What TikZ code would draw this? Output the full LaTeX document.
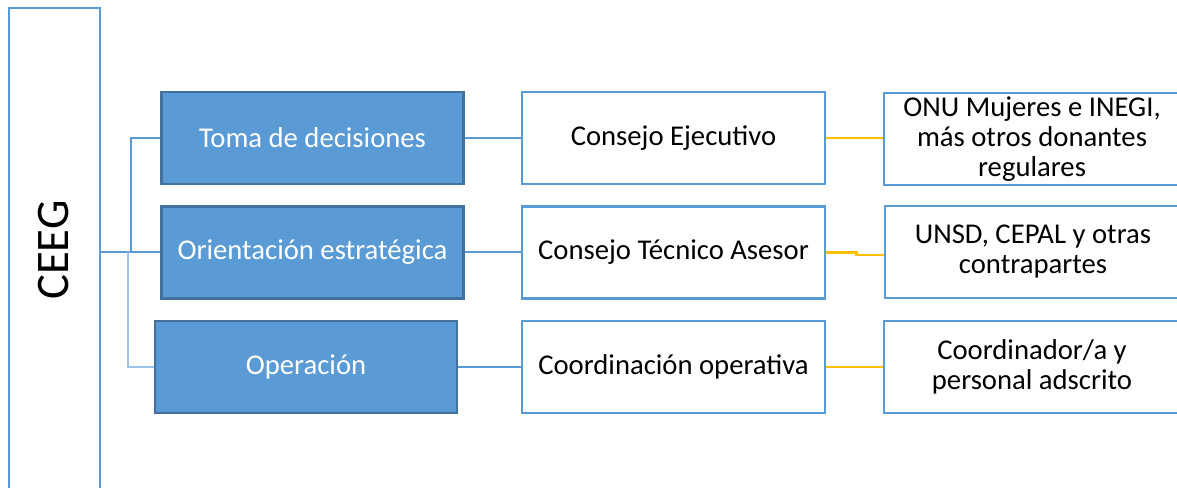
\documentclass[tikz,border=0pt]{standalone}
\usepackage{fontspec}
\setmainfont{Carlito}
\usetikzlibrary{positioning}

\definecolor{roleblue}{HTML}{5B9BD5}
\definecolor{roleedge}{HTML}{41719C}
\definecolor{linkpale}{HTML}{9DC3E6}
\definecolor{linkgold}{HTML}{FFC000}

\begin{document}
\begin{tikzpicture}[x=0.75pt,y=-0.75pt,
    role/.style={draw=roleedge,fill=roleblue,line width=1.9pt,text=white,
      minimum width=226.5pt,minimum height=69pt,inner sep=2pt,
      font=\fontsize{21.5}{22.5}\selectfont},
    body/.style={draw=roleblue,fill=white,line width=1.9pt,
      minimum width=227.25pt,minimum height=69pt,inner sep=2pt,
      font=\fontsize{21.5}{22.5}\selectfont},
    member/.style={body,minimum width=222pt,align=center},
    link/.style={draw=roleblue,line width=1.5pt},
    gold/.style={draw=linkgold,line width=2pt}]
  \useasboundingbox (0,0) rectangle (1177,488);
  \begin{scope}
    \clip (0,0) rectangle (1177,488);
    % left column
    \node[draw=roleblue,line width=1.9pt,minimum width=68.25pt,minimum height=369pt,inner sep=0pt]
      (ceeg) at (54.5,254) {};
    \node[rotate=90,font=\fontsize{35}{37}\selectfont] (ceegtext) at (54,250) {CEEG};
    % roles
    \node[role] (decide) at (312.5,138) {Toma de decisiones};
    \node[role] (orient) at (312.5,252.5) {Orientación estratégica};
    \node[role] (operate) at (306,367) {Operación};
    % bodies
    \node[body] (exec) at (673.5,138) {Consejo Ejecutivo};
    \node[body] (advise) at (673.5,252.5) {Consejo Técnico Asesor};
    \node[body] (coord) at (673.5,367) {Coordinación operativa};
    % members
    \node[member] (donors) at (1032,139) {ONU Mujeres e INEGI,\\más otros donantes\\regulares};
    \node[member] (partners) at (1033,252) {UNSD, CEPAL y otras\\contrapartes};
    \node[member] (staff) at (1032,367) {Coordinador/a y\\personal adscrito};
    % connectors
    \coordinate (fork) at (131,0);
    \coordinate (forklow) at (128,0);
    \draw[link] (ceeg.east |- orient.west) -- (orient.west);
    \draw[link] (fork |- orient.west) |- (decide.west);
    \draw[draw=linkpale,line width=1pt] (forklow |- orient.west) |- (operate.west);
    \draw[link] (decide) -- (exec);
    \draw[link] (orient) -- (advise);
    \draw[link] (operate) -- (coord);
    \draw[gold] (exec.east) -- (donors.west |- exec.east);
    \draw[gold] (advise.east) -- ++(30,0) |- ([yshift=-2.25pt]partners.west);
    \draw[gold] (coord.east) -- (staff.west |- coord.east);
  \end{scope}
\end{tikzpicture}
\end{document}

════════════════════

■ **The request**
Write out each line of the data exactly; the images should be left out.

■ **Solution to this task**
What TikZ code would draw this? Output the full LaTeX document.
\documentclass[tikz,border=0pt]{standalone}
\usepackage{fontspec}
\setmainfont{Carlito}
\usetikzlibrary{positioning}

\definecolor{roleblue}{HTML}{5B9BD5}
\definecolor{roleedge}{HTML}{41719C}
\definecolor{linkpale}{HTML}{9DC3E6}
\definecolor{linkgold}{HTML}{FFC000}

\begin{document}
\begin{tikzpicture}[x=0.75pt,y=-0.75pt,
    role/.style={draw=roleedge,fill=roleblue,line width=1.9pt,text=white,
      minimum width=226.5pt,minimum height=69pt,inner sep=2pt,
      font=\fontsize{21.5}{22.5}\selectfont},
    body/.style={draw=roleblue,fill=white,line width=1.9pt,
      minimum width=227.25pt,minimum height=69pt,inner sep=2pt,
      font=\fontsize{21.5}{22.5}\selectfont},
    member/.style={body,minimum width=222pt,align=center},
    link/.style={draw=roleblue,line width=1.5pt},
    gold/.style={draw=linkgold,line width=2pt}]
  \useasboundingbox (0,0) rectangle (1177,488);
  \begin{scope}
    \clip (0,0) rectangle (1177,488);
    % left column
    \node[draw=roleblue,line width=1.9pt,minimum width=68.25pt,minimum height=369pt,inner sep=0pt]
      (ceeg) at (54.5,254) {};
    \node[rotate=90,font=\fontsize{35}{37}\selectfont] (ceegtext) at (54,250) {CEEG};
    % roles
    \node[role] (decide) at (312.5,138) {Toma de decisiones};
    \node[role] (orient) at (312.5,252.5) {Orientación estratégica};
    \node[role] (operate) at (306,367) {Operación};
    % bodies
    \node[body] (exec) at (673.5,138) {Consejo Ejecutivo};
    \node[body] (advise) at (673.5,252.5) {Consejo Técnico Asesor};
    \node[body] (coord) at (673.5,367) {Coordinación operativa};
    % members
    \node[member] (donors) at (1032,139) {ONU Mujeres e INEGI,\\más otros donantes\\regulares};
    \node[member] (partners) at (1033,252) {UNSD, CEPAL y otras\\contrapartes};
    \node[member] (staff) at (1032,367) {Coordinador/a y\\personal adscrito};
    % connectors
    \coordinate (fork) at (131,0);
    \coordinate (forklow) at (128,0);
    \draw[link] (ceeg.east |- orient.west) -- (orient.west);
    \draw[link] (fork |- orient.west) |- (decide.west);
    \draw[draw=linkpale,line width=1pt] (forklow |- orient.west) |- (operate.west);
    \draw[link] (decide) -- (exec);
    \draw[link] (orient) -- (advise);
    \draw[link] (operate) -- (coord);
    \draw[gold] (exec.east) -- (donors.west |- exec.east);
    \draw[gold] (advise.east) -- ++(30,0) |- ([yshift=-2.25pt]partners.west);
    \draw[gold] (coord.east) -- (staff.west |- coord.east);
  \end{scope}
\end{tikzpicture}
\end{document}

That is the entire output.